For several years now the fair has been seeking to expand beyond its national character with a guest country and guest appearances by foreign authors.
This year it will welcome Man Booker Prize winner Roddy Doyle, Goncourt Prize winner Marie NDiaye, Fulvio Tomizza Award laureate Mauro Covacich and Nepali poet Yuyutsu Ram Das Sharma.
After France, Italy, Germany, Austria and Switzerland, Hungary will be in the spotlight, showcased through literature, film, music, dance and cuisine.
Zdravko Kafol, the head of the organising committee, says that the fair is not yet international, but that Ljubljana deserves to have an international book fair, especially now that it has been designated as UNESCO's City of Literature.
Talking with the STA ahead of the launch, Kafol said that the fair featured virtually the entire publishing industry in the country and most of the new titles and attracted more visitors than all other book events together.
The publishing sector has not yet broken out of the spiral of contraction. But while it represents only two thousandths of GDP, its symbolic value is much bigger, even though not appreciated, Kafol says.
Despite efforts by various stakeholders, 42% of Slovenians do not read and one out of four is functionally illiterate, while tax on book is one of the highest in the EU, Kafol noted.
This is why the fair has taken it upon itself to promote reading and buying books through various campaigns, such as this year's call to visitors: "Admission free, buy a book more instead!"
Kafol says the aim is to attract more young people, as well as leaders from all walks of life, in order to draw attention to the importance of books for the health of the individual and the country.
Running until Sunday, the fair will open with an address by Prime Minister Marjan Šarec, which Kafol says indicates that the increasing importance that is being attached to books.

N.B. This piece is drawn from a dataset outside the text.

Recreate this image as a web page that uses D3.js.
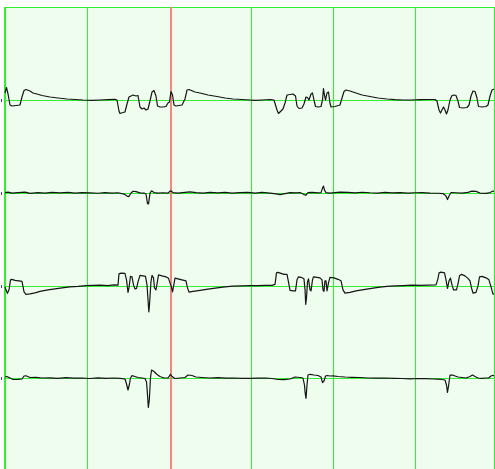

The fair will see more than 300 accompanying events on seven stages, involving almost 1,000 participants from literary, cultural, social and media life as it strives to become a must-see event.
Among more than 100 authors hosted at the fair, several acclaimed guests from Slovenia will be celebrating their jubilees, including Drago Jančar, Ivo Svetina and Marjanca Jemec Božič.
Next year, the fair will focus on the Enlightenment, to coincide with the 200th anniversary of the deaths of two Slovenian representatives of the movement, Valentin Vodnik (1758-1819) and Žiga Zois (1747-1819). Instead of a guest country, the fair will play host to whole Europe.